The IOTA Foundation released a public statement August 8 in order to quell fears of a major disagreement among senior management after a transcript of a discussion between the founders and the Board of Directors was leaked.

A statement seen by Cointelegraph explains that following a period of uncertainty over IOTA founders Serguei Popov and Sergey Ivancheglo’s access to the Foundation’s Board of Directors, a Memorandum of Understanding (MoU) would now allow them access.

As a German-registered non-profit, the IOTA Foundation needed to act within the law, meaning changing its statute is possible “only by a supervisory board resolution,” the statement says. IOTA’s Supervisory Board had not yet met, despite Popov and Ivancheglo waiting for Board of Directors’ access.

The statement notes that the “circumstances lead to a situation, where two of the IOTA founders have been ‘waiting for board seats’ for more than four months,” adding:

“Unfortunately, sufficient priority was not given to this open issue, and there was a failure to keep the missing board members informed about progress.”

Tensions simmered under the status quo, resulting in Ivancheglo demanding embattled board chairman Dominik Schiener to quit. The statement notes that “Sergey Ivancheglo has since stated that asking for Dominik to resign was an emotional reaction to the situation, which had built up over months. The situation did not feel fair to him, being an integral member of the team behind IOTA as we know it today.”
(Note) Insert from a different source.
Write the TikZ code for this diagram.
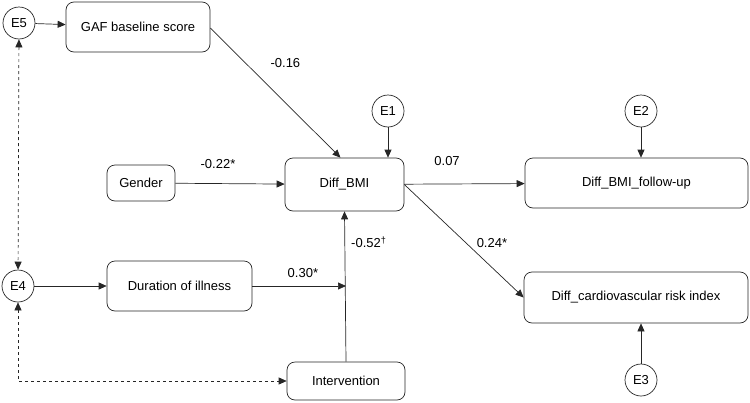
\documentclass[tikz,border=0pt]{standalone}
\usepackage{fontspec}
\setmainfont{Liberation Sans}
\usetikzlibrary{arrows.meta}
\begin{document}
\begin{tikzpicture}[x=1pt,y=-1pt,
  font=\fontsize{13}{15}\selectfont,
  lin/.style={draw=black!85, line width=0.7pt},
  var/.style={lin, rounded corners=8pt, inner sep=0pt, align=center},
  err/.style={lin, circle, minimum size=32pt, inner sep=0pt},
  arr/.style={lin, -{Triangle[length=8pt,width=7pt]}},
  darr/.style={lin, dashed, {Triangle[length=8pt,width=7pt]}-{Triangle[length=8pt,width=7pt]}},
  lab/.style={inner sep=1pt, anchor=center}]
\useasboundingbox (0,0) rectangle (750,402);
% nodes
\node[err] (e5) at (19,23) {E5};
\node[var, minimum width=144pt, minimum height=50pt] (gaf) at (138,27) {GAF baseline score};
\node[err] (e4) at (18,286) {E4};
\node[var, minimum width=145pt, minimum height=50pt] (dur) at (179.5,286) {Duration of illness};
\node[var, minimum width=68pt, minimum height=36pt] (gen) at (141,183) {Gender};
\node[var, minimum width=119pt, minimum height=53pt] (dbmi) at (344.5,184.5) {Diff\_BMI};
\node[var, minimum width=118pt, minimum height=38pt] (int) at (346,381) {Intervention};
\node[err] (e1) at (388,111) {E1};
\node[var, minimum width=223pt, minimum height=50pt] (fu) at (636.5,183) {Diff\_BMI\_follow-up};
\node[err] (e2) at (641,111) {E2};
\node[var, minimum width=224pt, minimum height=51pt] (cv) at (636,297.5) {Diff\_cardiovascular risk index};
\node[err] (e3) at (641,380) {E3};
\coordinate (j) at (int.north |- dur.east);
% connectors
\draw[arr] (e5) -- (gaf);
\draw[arr] (e4) -- (dur);
\draw[arr] ([yshift=-1pt]gaf.east) -- ([xshift=-4pt]dbmi.north) node[lab, pos=0.3, xshift=36pt, yshift=4pt] {-0.16};
\draw[arr] (gen) -- (dbmi) node[lab, pos=0.39, yshift=20pt] {-0.22*};
\draw[arr] (dur) -- (j) node[lab, pos=0.54, yshift=13pt] {0.30*};
\draw[arr] (int.north) -- (dbmi.south) node[lab, pos=0.795, xshift=24pt] {-0.52\textsuperscript{†}};
\draw[arr] (e1) -- (e1 |- dbmi.north);
\draw[arr] (dbmi) -- (fu) node[lab, pos=0.355, yshift=23pt] {0.07};
\draw[arr] (dbmi.east) -- (cv.west) node[lab, pos=0.6, xshift=16pt, yshift=9pt] {0.24*};
\draw[arr] (e2) -- (e2 |- fu.north);
\draw[arr] (e3) -- (e3 |- cv.south);
\draw[darr] (e5) -- (e4);
\draw[darr] (e4.south) |- (int.west);
\end{tikzpicture}
\end{document}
The MoU should be in place by August 10, an interim measure ahead of the Supervisory Board’s first meeting in September, IOTA’s statement writes.

Both the Foundation and Schiener have faced criticism over the past year. In April, a scandal broke out after Schiener told an independent security researcher that she “needed a slap. And in May, University College London cut its ties with IOTA altogether, writing that it was “inappropriate for security researchers to be subject to threats of legal action for disclosing their results.”